Both Shahab and Saskatchewan Health Authority CEO Scott Livingstone rejected an argument that health care staff who work in more than one facility or community be tested before they go from one to another.

“There is no guarantee with swabbing and testing somebody that they’re not going to have the disease because of the incubation period,” Livingstone said.

“It would be testing someone who is asymptomatic and right now in our provinces and other provinces, it’s not being done. It’s being done on symptomatic people to ensure we’re doing it on the right people.”

He added that the province is having discussions about increasing testing, including on asymptomatic people, but hasn’t reached that decision yet.

Shahab said it’s not practical to test everybody once or twice a day every day, which is why the screening measures are in place.

“We do have two very important interventions” in the screening and masking requirements, he added.

While unions who represent health care and long term care workers welcomed the news, they’re looking for more to protect residents and employees.

The continuous masking policy and transition to single-site employment in acute and long-term care were praised by CUPE, which has been calling for such measures for weeks.

“This move puts in place protections for the most at-risk demographic: long term care residents,” the union, which represents care home workers, wrote in a press release.

They called for a masking policy that ensures it’s implemented across the health care sector and in all community-based services.

CUPE Local 5430 negotiated a letter of understanding (LOU) preventing workers from working in multiple facilities while maintaining their guaranteed hours, creates a labour pool for redeployment to respond to health care needs with clearly-established parameters, ensures no new layoffs for the duration of the agreement, protect employers redeployed from incurring expenses and ensures training and orientation to the required PPE for redeployed employees.

“We have seen a significant rise in precarious work in our health care system. Many of our members are forced to work multiple jobs, across jurisdictions, to cobble together full-time equivalency work,” said Sandra Seitz, president of Local 5430.

“This LOU will offer some protections to our members who are facing changes in the work environment from COVID-19.”

SEIU-West said it and other unions, including CUPE, SGEU, the Saskatchewan Union of Nurses and Health Sciences Association of Saskatchewan reached an agreement with the SHA to create a staff redeployment strategy for COVID-19.

“The health care unions have been calling on the SHA and the Ministry of Health for safety mechanisms to be put in place for staff and residents and to enhance access to Personal Protective Equipment (PPE) supplies over the past four weeks, with some success,” says President of SEIU-West, Barbara Cape. “This week we have focused on how to best build a human resource strategy that will allow our members to meet the care needs of Saskatchewan people safely during a forecasted COVID surge. At this time, it is imperative that our members have all of the resources they need to do this invaluable work within all facilities, agencies and services including the new assessment centres and test sites that have been set up across the province.”

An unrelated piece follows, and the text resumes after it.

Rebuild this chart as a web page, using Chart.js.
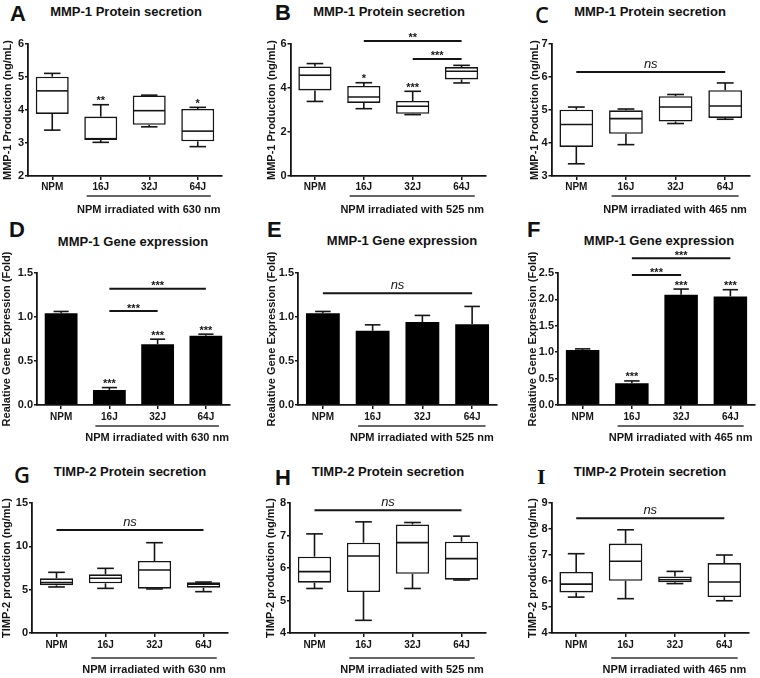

The agreement, she said, provides for cohorting of staff who are currently working at more than one workplace and creates a labour pool to ensure staffing levels are adequate.

The provincial NDP called for cohorting of staff earlier this week. The Federation of Sovereign Indigenous Nations (FSIN) also expressed concerns earlier this week that COVID-19 was being spread to the north by health care workers from urban centres. Peter Ballantyne Cree Nation said a Saskatoon-based nurse visited northern communities before then testing positive for the virus.

“It should have been done sooner, and we saw that was a choice in British Columbia that played a big role in decreasing outbreaks in long-term care there,” NDP leader Ryan Meili said during a Friday press conference.

He said he’s concerned about the growth in cases in northern Saskatchewan because they’re remote, further from care and have higher-density housing.